Surface analysis of boron-doped polycrystalline diamond films deposited by a microwave plasma chemical vapor deposition system

Abstract

Polycrystalline diamond films were deposited on silicon substrates by a microwave plasma chemical vapor deposition (MPCVD) system. Raman, X-ray photoelectron spectroscopy (XPS) and Auger electron spectroscopy (AES) were used for the analyses of the diamond films. Prior to deposition the silicon substrate was seeded, by photoresist, with 0.1 μm (micron) diamond powder. Using this pretreatment technique results in an oxygen-rich phase on the substrate surface, oxygen is easily incorporated into diamond grain boundaries during the synthesis of the diamond films.
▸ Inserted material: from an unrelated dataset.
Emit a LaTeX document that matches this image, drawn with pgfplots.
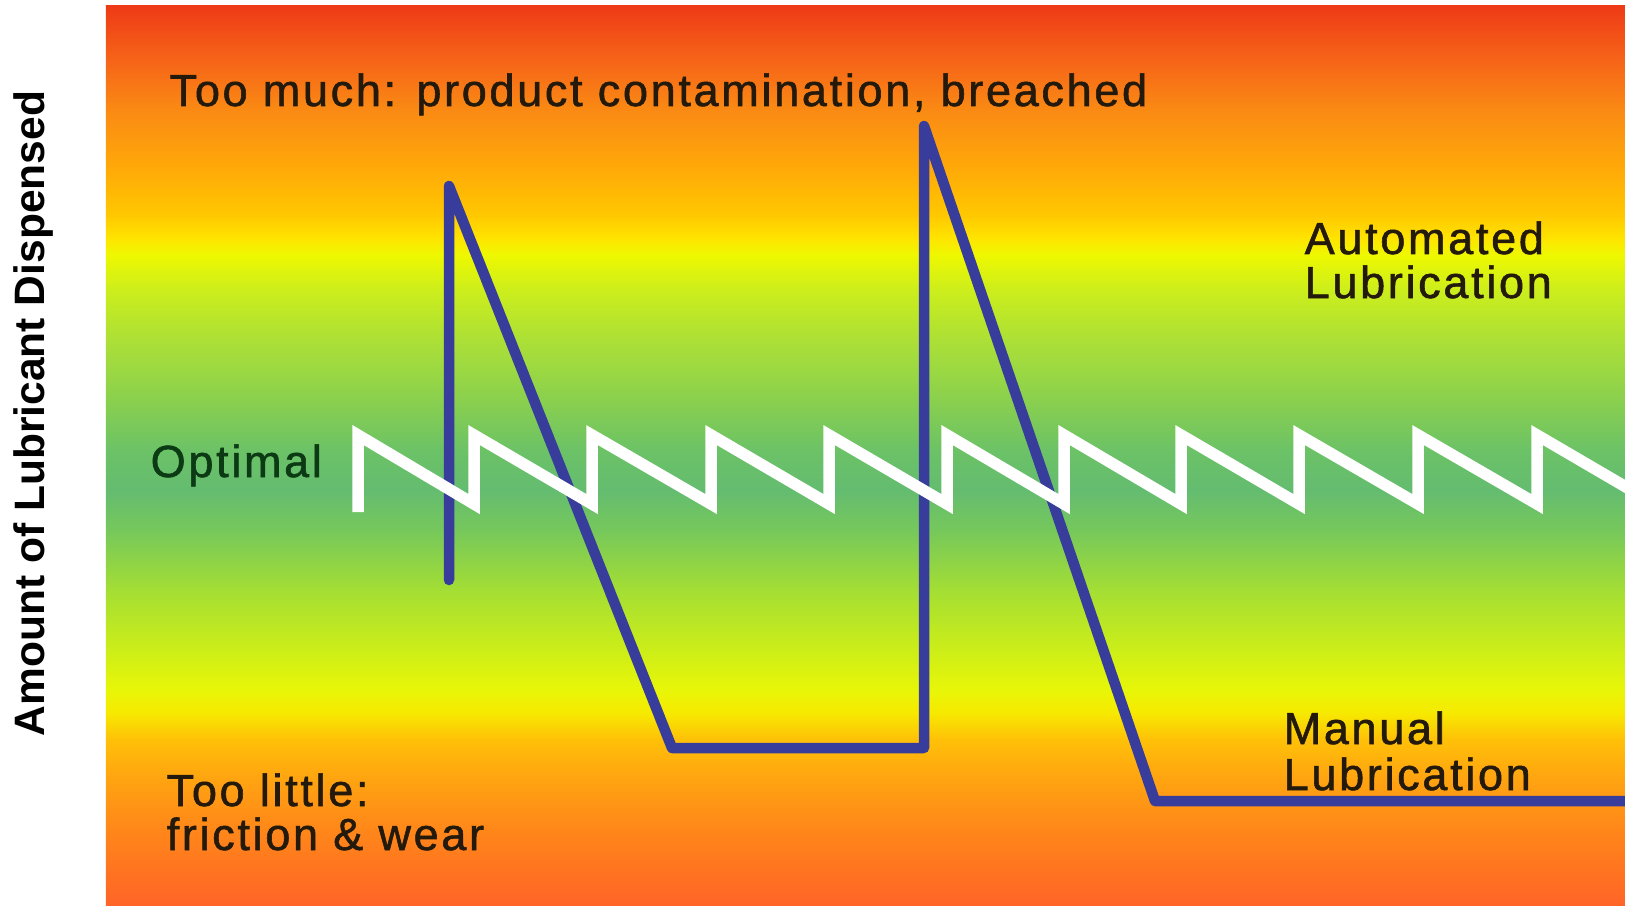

The oxygenated phenomenon also increased after the diamond films were exposed to air for a period of time. Experiments showed that the diamond crystallite surfaces and the diamond grain boundaries are the two major sources causing the adsorption of oxygen on the surface layers of the diamond films. At room temperature, the reaction between the diamond grain boundaries and air is fast and oxidized dangling bonds are hard to remove. The oxidized dangling bonds are gradually formed on the diamond crystallite surfaces and are easily removed. The quality of the diamond film degraded after the boron ion implantation. The oxygenated phenomenon increased considerably after the boron-doped diamond films were annealed at 800°C and the quality of the boron-doped diamond films degraded appreciably. The oxygenation layer which is formed on the surface of the annealed boron-doped diamond film is difficult to be etched away.